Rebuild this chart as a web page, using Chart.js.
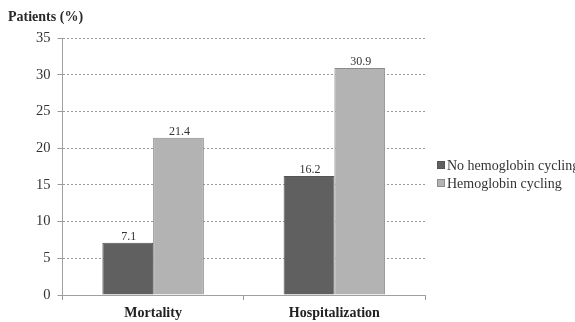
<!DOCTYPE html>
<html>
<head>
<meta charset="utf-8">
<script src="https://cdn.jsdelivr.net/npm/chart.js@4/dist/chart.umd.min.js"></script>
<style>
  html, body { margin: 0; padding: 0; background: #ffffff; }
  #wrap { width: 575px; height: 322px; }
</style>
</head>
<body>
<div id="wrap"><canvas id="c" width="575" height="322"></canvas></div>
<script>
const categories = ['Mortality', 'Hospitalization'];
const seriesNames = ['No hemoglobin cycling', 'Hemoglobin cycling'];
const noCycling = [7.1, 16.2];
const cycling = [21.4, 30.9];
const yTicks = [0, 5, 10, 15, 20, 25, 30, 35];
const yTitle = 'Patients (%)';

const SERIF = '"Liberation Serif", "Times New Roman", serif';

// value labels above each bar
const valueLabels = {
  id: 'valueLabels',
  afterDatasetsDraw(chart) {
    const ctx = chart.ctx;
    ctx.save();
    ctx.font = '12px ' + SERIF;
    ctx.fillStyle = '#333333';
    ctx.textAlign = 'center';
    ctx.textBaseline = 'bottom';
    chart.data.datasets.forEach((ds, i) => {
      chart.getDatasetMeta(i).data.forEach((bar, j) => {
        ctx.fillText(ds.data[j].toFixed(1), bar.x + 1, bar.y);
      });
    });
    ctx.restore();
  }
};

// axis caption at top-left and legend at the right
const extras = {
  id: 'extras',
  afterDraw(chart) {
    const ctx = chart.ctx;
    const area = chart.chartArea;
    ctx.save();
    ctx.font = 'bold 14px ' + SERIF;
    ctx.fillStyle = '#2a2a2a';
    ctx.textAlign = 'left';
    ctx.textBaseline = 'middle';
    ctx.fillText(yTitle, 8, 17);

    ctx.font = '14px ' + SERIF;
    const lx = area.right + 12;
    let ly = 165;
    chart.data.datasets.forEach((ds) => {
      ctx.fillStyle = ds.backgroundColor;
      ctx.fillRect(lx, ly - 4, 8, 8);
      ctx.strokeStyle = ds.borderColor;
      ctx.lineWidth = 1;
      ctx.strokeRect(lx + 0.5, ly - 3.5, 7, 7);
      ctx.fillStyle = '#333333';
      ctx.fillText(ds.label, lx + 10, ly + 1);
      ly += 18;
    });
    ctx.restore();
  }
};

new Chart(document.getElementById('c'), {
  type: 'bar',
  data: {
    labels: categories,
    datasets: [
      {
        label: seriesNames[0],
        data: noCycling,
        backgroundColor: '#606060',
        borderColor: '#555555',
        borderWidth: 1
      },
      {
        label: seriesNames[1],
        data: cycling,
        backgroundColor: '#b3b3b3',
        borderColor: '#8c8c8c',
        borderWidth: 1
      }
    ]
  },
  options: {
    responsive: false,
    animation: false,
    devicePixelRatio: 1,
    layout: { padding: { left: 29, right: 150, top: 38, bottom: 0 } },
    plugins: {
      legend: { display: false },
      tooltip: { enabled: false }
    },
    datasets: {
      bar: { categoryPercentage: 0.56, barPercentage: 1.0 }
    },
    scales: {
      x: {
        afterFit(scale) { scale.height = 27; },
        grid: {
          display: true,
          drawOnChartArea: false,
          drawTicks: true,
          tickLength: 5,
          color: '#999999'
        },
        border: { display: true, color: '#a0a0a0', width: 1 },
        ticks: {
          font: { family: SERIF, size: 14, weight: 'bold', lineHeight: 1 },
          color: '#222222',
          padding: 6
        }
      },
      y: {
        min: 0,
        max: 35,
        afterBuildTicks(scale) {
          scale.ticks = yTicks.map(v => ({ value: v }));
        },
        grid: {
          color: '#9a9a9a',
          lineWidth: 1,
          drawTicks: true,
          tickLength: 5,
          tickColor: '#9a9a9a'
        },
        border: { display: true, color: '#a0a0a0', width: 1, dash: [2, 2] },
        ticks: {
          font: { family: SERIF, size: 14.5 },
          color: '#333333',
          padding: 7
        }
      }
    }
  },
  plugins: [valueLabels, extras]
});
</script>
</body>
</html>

********

What you need to do. Keep every word of the data as it is when you write it out, but drop the pictures.

Task solution.
Rebuild this chart as a web page, using Chart.js.
<!DOCTYPE html>
<html>
<head>
<meta charset="utf-8">
<script src="https://cdn.jsdelivr.net/npm/chart.js@4/dist/chart.umd.min.js"></script>
<style>
  html, body { margin: 0; padding: 0; background: #ffffff; }
  #wrap { width: 575px; height: 322px; }
</style>
</head>
<body>
<div id="wrap"><canvas id="c" width="575" height="322"></canvas></div>
<script>
const categories = ['Mortality', 'Hospitalization'];
const seriesNames = ['No hemoglobin cycling', 'Hemoglobin cycling'];
const noCycling = [7.1, 16.2];
const cycling = [21.4, 30.9];
const yTicks = [0, 5, 10, 15, 20, 25, 30, 35];
const yTitle = 'Patients (%)';

const SERIF = '"Liberation Serif", "Times New Roman", serif';

// value labels above each bar
const valueLabels = {
  id: 'valueLabels',
  afterDatasetsDraw(chart) {
    const ctx = chart.ctx;
    ctx.save();
    ctx.font = '12px ' + SERIF;
    ctx.fillStyle = '#333333';
    ctx.textAlign = 'center';
    ctx.textBaseline = 'bottom';
    chart.data.datasets.forEach((ds, i) => {
      chart.getDatasetMeta(i).data.forEach((bar, j) => {
        ctx.fillText(ds.data[j].toFixed(1), bar.x + 1, bar.y);
      });
    });
    ctx.restore();
  }
};

// axis caption at top-left and legend at the right
const extras = {
  id: 'extras',
  afterDraw(chart) {
    const ctx = chart.ctx;
    const area = chart.chartArea;
    ctx.save();
    ctx.font = 'bold 14px ' + SERIF;
    ctx.fillStyle = '#2a2a2a';
    ctx.textAlign = 'left';
    ctx.textBaseline = 'middle';
    ctx.fillText(yTitle, 8, 17);

    ctx.font = '14px ' + SERIF;
    const lx = area.right + 12;
    let ly = 165;
    chart.data.datasets.forEach((ds) => {
      ctx.fillStyle = ds.backgroundColor;
      ctx.fillRect(lx, ly - 4, 8, 8);
      ctx.strokeStyle = ds.borderColor;
      ctx.lineWidth = 1;
      ctx.strokeRect(lx + 0.5, ly - 3.5, 7, 7);
      ctx.fillStyle = '#333333';
      ctx.fillText(ds.label, lx + 10, ly + 1);
      ly += 18;
    });
    ctx.restore();
  }
};

new Chart(document.getElementById('c'), {
  type: 'bar',
  data: {
    labels: categories,
    datasets: [
      {
        label: seriesNames[0],
        data: noCycling,
        backgroundColor: '#606060',
        borderColor: '#555555',
        borderWidth: 1
      },
      {
        label: seriesNames[1],
        data: cycling,
        backgroundColor: '#b3b3b3',
        borderColor: '#8c8c8c',
        borderWidth: 1
      }
    ]
  },
  options: {
    responsive: false,
    animation: false,
    devicePixelRatio: 1,
    layout: { padding: { left: 29, right: 150, top: 38, bottom: 0 } },
    plugins: {
      legend: { display: false },
      tooltip: { enabled: false }
    },
    datasets: {
      bar: { categoryPercentage: 0.56, barPercentage: 1.0 }
    },
    scales: {
      x: {
        afterFit(scale) { scale.height = 27; },
        grid: {
          display: true,
          drawOnChartArea: false,
          drawTicks: true,
          tickLength: 5,
          color: '#999999'
        },
        border: { display: true, color: '#a0a0a0', width: 1 },
        ticks: {
          font: { family: SERIF, size: 14, weight: 'bold', lineHeight: 1 },
          color: '#222222',
          padding: 6
        }
      },
      y: {
        min: 0,
        max: 35,
        afterBuildTicks(scale) {
          scale.ticks = yTicks.map(v => ({ value: v }));
        },
        grid: {
          color: '#9a9a9a',
          lineWidth: 1,
          drawTicks: true,
          tickLength: 5,
          tickColor: '#9a9a9a'
        },
        border: { display: true, color: '#a0a0a0', width: 1, dash: [2, 2] },
        ticks: {
          font: { family: SERIF, size: 14.5 },
          color: '#333333',
          padding: 7
        }
      }
    }
  },
  plugins: [valueLabels, extras]
});
</script>
</body>
</html>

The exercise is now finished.